General information
- Location: Edge Hill, Liverpool England
- Coordinates: 53°24′12″N 2°56′22″W﻿ / ﻿53.403299°N 2.939493°W
- Platforms: 2

Other information
- Status: Disused

History
- Original company: Liverpool and Manchester Railway

Key dates
- 1830: Opened
- 1836: Closed

Location

= Wavertree Lane railway station =

Former railway station in England

Wavertree Lane was one of the original stopping-places on the Liverpool & Manchester Railway which opened in 1830. Stopping-places were commonly located at supervised level crossings where gatekeepers were available to signal trains to stop close to the point at which the line crossed the road, in this case Wavertree Lane (now Wavertree Road). The stopping-places were generally primitive in nature without platform or shelter for passengers. Wavertree Lane appeared in the first official list of stopping-places issued in February 1831. The list was probably issued to reduce the number of informal intermediate stops requested by passengers. In the early days only second class trains made such request stops although mixed class trains were introduced subsequently.
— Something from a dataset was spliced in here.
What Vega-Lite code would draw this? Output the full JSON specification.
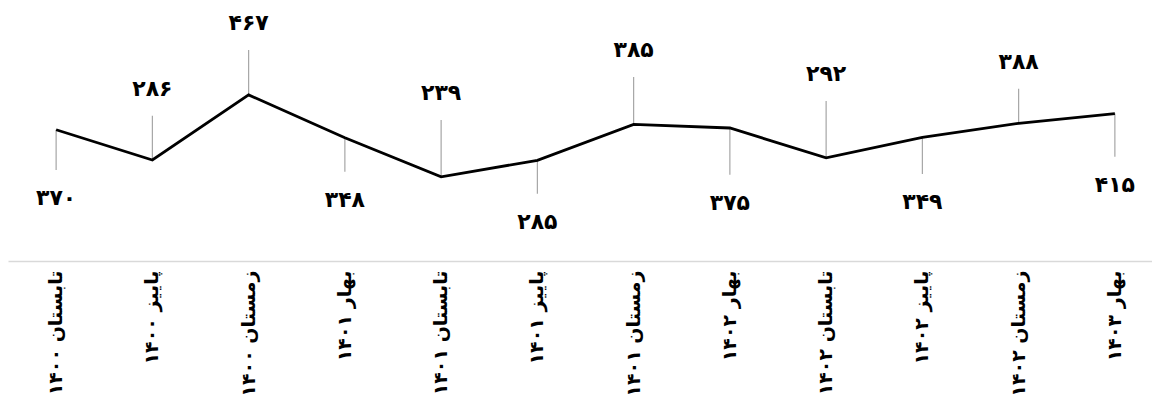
{
  "$schema": "https://vega.github.io/schema/vega-lite/v6.json",
  "width": 1155,
  "height": 261,
  "autosize": {"type": "none"},
  "padding": {"left": 8, "top": 0, "right": 0, "bottom": 137},
  "background": "#ffffff",
  "config": {"view": {"stroke": null}, "font": "DejaVu Sans"},
  "data": {
    "values": [
      {"period": "تابستان ۱۴۰۰", "value": 370, "ann": 258, "label": "۳۷۰"},
      {"period": "پاییز ۱۴۰۰", "value": 286, "ann": 409, "label": "۲۸۶"},
      {"period": "زمستان ۱۴۰۰", "value": 467, "ann": 592, "label": "۴۶۷"},
      {"period": "بهار ۱۴۰۱", "value": 348, "ann": 253, "label": "۳۴۸"},
      {"period": "تابستان ۱۴۰۱", "value": 239, "ann": 397, "label": "۲۳۹"},
      {"period": "پاییز ۱۴۰۱", "value": 285, "ann": 192, "label": "۲۸۵"},
      {"period": "زمستان ۱۴۰۱", "value": 385, "ann": 517, "label": "۳۸۵"},
      {"period": "بهار ۱۴۰۲", "value": 375, "ann": 245, "label": "۳۷۵"},
      {"period": "تابستان ۱۴۰۲", "value": 292, "ann": 450, "label": "۲۹۲"},
      {"period": "پاییز ۱۴۰۲", "value": 349, "ann": 247, "label": "۳۴۹"},
      {"period": "زمستان ۱۴۰۲", "value": 388, "ann": 484, "label": "۳۸۸"},
      {"period": "بهار ۱۴۰۳", "value": 415, "ann": 295, "label": "۴۱۵"}
    ]
  },
  "encoding": {
    "x": {
      "field": "period",
      "type": "ordinal",
      "sort": null,
      "scale": {"type": "band", "paddingInner": 0, "paddingOuter": 0},
      "axis": {
        "title": null,
        "labelAngle": -90,
        "ticks": false,
        "domainColor": "#d9d9d9",
        "domainWidth": 1.5,
        "labelFont": "DejaVu Sans",
        "labelFontSize": 19,
        "labelFontWeight": "bold",
        "labelColor": "#000000",
        "labelPadding": 9,
        "labelLimit": 300
      }
    }
  },
  "layer": [
    {
      "mark": {"type": "rule", "color": "#a6a6a6", "strokeWidth": 1.2},
      "encoding": {
        "y": {"field": "value", "type": "quantitative", "scale": {"domain": [5, 731], "zero": false, "nice": false}, "axis": null},
        "y2": {"field": "ann"}
      }
    },
    {
      "mark": {"type": "line", "color": "#000000", "strokeWidth": 2.8},
      "encoding": {
        "y": {"field": "value", "type": "quantitative"}
      }
    },
    {
      "transform": [{"filter": "datum.ann > datum.value"}],
      "mark": {"type": "text", "dy": -27, "fontSize": 22, "fontWeight": "bold", "color": "#000000", "baseline": "middle", "align": "center"},
      "encoding": {
        "y": {"field": "ann", "type": "quantitative"},
        "text": {"field": "label"}
      }
    },
    {
      "transform": [{"filter": "datum.ann < datum.value"}],
      "mark": {"type": "text", "dy": 28, "fontSize": 22, "fontWeight": "bold", "color": "#000000", "baseline": "middle", "align": "center"},
      "encoding": {
        "y": {"field": "ann", "type": "quantitative"},
        "text": {"field": "label"}
      }
    }
  ]
}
The stopping-place was close to Wavertree Hall, residence of Mr Charles Lawrence, chairman of the railway company. A short length of track was laid in the vicinity in Summer 1827, very early in construction of the line, presumably for demonstration and public relations purposes. However, the cuttings to the east and west appear to have been incomplete at the time of Thomas Telford's report in early 1829. On 14 June 1830 the locomotive Arrow took a train carrying directors of the company to Manchester. On the return the train terminated at Wavertree where they were given dinner at Wavertree Hall.

The station was probably one of the first to have a company-owned building with a cottage across the road for the gatekeeper.

The station closed to passengers in 1836 with the opening of the tunnel to Lime Street station from Edge Hill station (the latter was initially referred to in planning documents as New Wavertree Lane station). Ultimately the level crossing was replaced by a bridge and the area occupied by the station subsumed into industrial and railway development associated with the Edge Hill goods marshalling yards.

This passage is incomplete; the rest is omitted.